What gives? Humans are bad at risk analysis. And we’re probably more primitive than we’d like to admit. To address the first part, I’m going to do what behavioral psychologists would call “a fool’s errand” and use data to communicate a risk. As to the second part, if you’re using the caveman part of your brain while assessing modern risks, the psychologists are probably right. But the optimist in me is confident that we can get better at engaging our neocortex while we drive.
As humans we’re often guilty of suboptimal risk taking. We are not computers; we sometimes miscalculate how risky something is. At its core, risk is a math problem: Risk = probability x magnitude of loss. And even if you like math, you might not have the right numbers to fill in the equation. So here are the numbers.

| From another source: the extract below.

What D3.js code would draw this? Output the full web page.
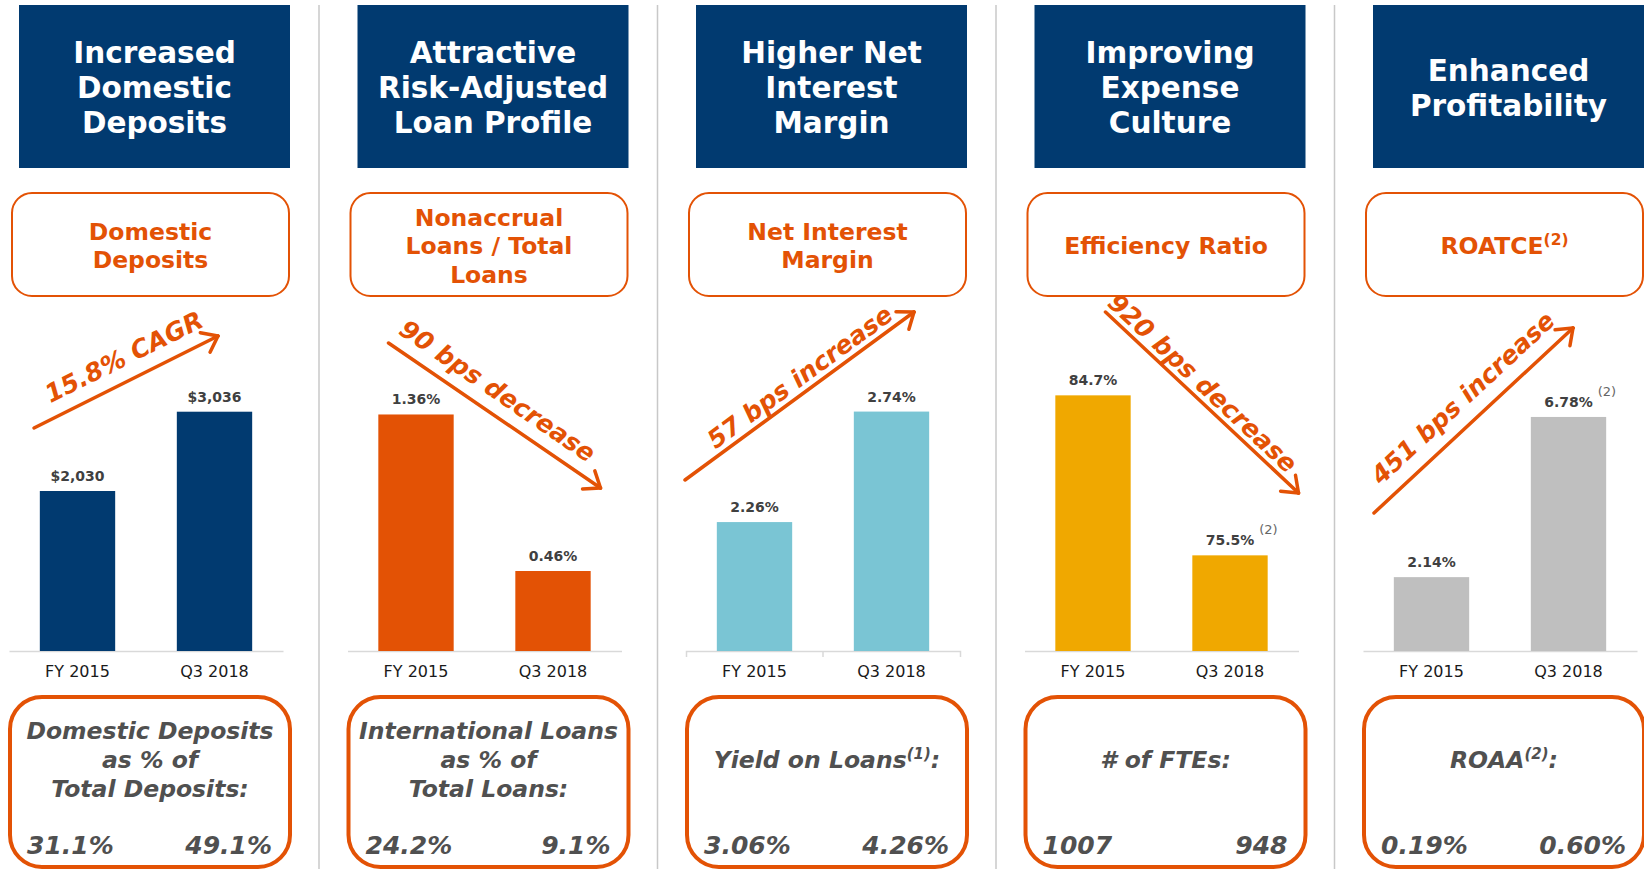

In Washington there are 7.2 traffic fatalities in a year per 100,000 people. Said another way, you have a 7.2 in 100,000 chance of dying in a car crash every year. There’s both the probability and the magnitude of the loss. Except it’s not exactly true. That 7.2 number is a mix of all kinds of drivers: impaired, distracted, speeding, alert, cautious, law-abiding. So while that number is accurate in the aggregate, it varies by individual. Your own number could be higher or lower depending on your driving behavior.
Let’s look at a couple distraction numbers. Talking on the phone roughly doubles your risk of a crash; texting while driving increases your crash risk by as much as 23 times. By texting you turn that 7.2 per 100,000 (or lower if you’re a law-abiding cautious driver) into 166 per 100,000. That’s bad. For the statisticians reading this, yes, my math has some flaws, so consider these numbers somewhat symbolic. Even if they’re not exactly right, they’re close enough to make the point that anyone doing a half-decent risk analysis would stop texting and driving. Distracted driving is a factor in about 30 percent of fatal crashes in Washington, even observational studies show that the vast majority of drivers (93 percent) are not distracted at any given moment.
Why then would anyone continue to text and drive? Because we’re letting our amygdala do our thinking. That’s the primitive part of the brain that helps us run from a charging elephant, but it gets in the way of more complex threats that require analysis and reason. It’s also the part that can’t resist the ding of a text message. If you instinctively pick up the phone when it rings, regardless of the risk, you’re operating from the caveman part of your brain. If you wait to respond until you’re not adding risk to your life, you’re tapping in to your neocortex and demonstrating that you’re more evolved.
For those who continue to rely on their amygdala while driving, law enforcement across the state will be focusing on distracted driving violations for the first couple weeks of October. Time to engage the neocortex.